The Dutch reject as “inappropriate” and “bizarre” Turkish accusations of racism.

Dutch politicians rejected Turkish accusations of racism on Wednesday with social affairs minister Lodewijk Asscher saying the criticism was “ill-informed and inappropriate.”

Opposition parties were even less ceremonious in their response. The Christian Democrats said the Turkish accusations were “bizarre.” Freedom Party leader Geert Wilders, an anti-Islam politician who advocates a Dutch withdrawal from the European Union, fulminated that the criticism was “unacceptable” and called on foreign affairs minister Bert Koenders to demand an explanation from the Turkish ambassador in the country.

Earlier in the day, the Turkish Foreign Ministry had put out a statement that expressed concern about what it described as “aggressive and racist accusations toward Turks that are part of Dutch society.”

“We have difficulty in understanding why these racist attacks, which are incompatible with our long history with the Dutch nation, have been on the agenda recently,” said Tanju Bilgiç, a spokesman.

The criticism came after Asscher announced he would step up monitoring of Turkish interest groups in the Netherlands which he worries do little to promote the integration of the European country’s 2 percent Turkish minority. Instead, their priority is “strengthening Turkish-Islamic identity,” he said, which could lead Turkish immigrants and their descendants to “distance themselves from Dutch customs, norms and values.”

Polls show citizens of Turkish descent are less likely to share the country’s liberal values on gender equality and gay rights than are native Dutch.

Earlier this month, one study also found that 87 percent of Dutch-Turkish youngsters approved of the Islamic State militant organization when just a month earlier, the Netherlands had joined an international coalition to fight the group in Iraq. Turkish interest groups in the Netherlands, some of which are financed by the Turkish state, questioned the study’s methods.

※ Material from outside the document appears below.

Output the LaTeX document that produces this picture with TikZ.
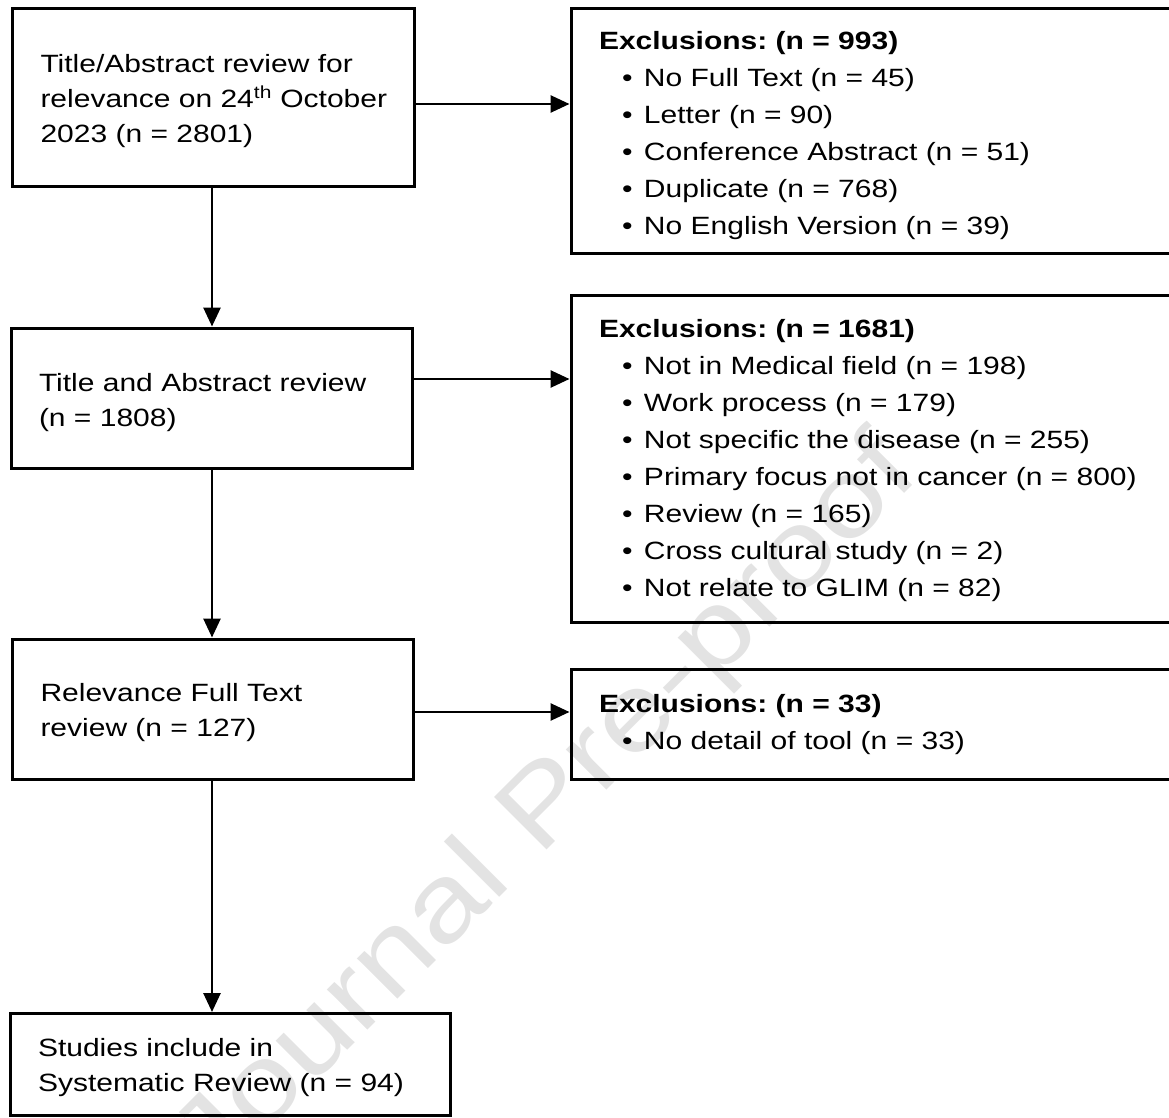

Two Labor parliamentarians, who shared that skepticism, were expelled from the party last week after criticizing Asscher’s policy.

Dutch-Turkish relations were earlier rocked when Turkish leader Recep Tayyip Erdoğan criticized the adoption of a Dutch-Turkish boy by a lesbian couple last year. Prime Minister Mark Rutte’s liberal party said at the time the Turkish outrage over the adoption showed the country wasn’t ready to join the European Union.

In 2012, the Netherlands deployed Patriot missile defense systems to NATO ally Turkey’s border with Syria. Conservative Dutch media have called on Rutte’s government to withdraw those systems.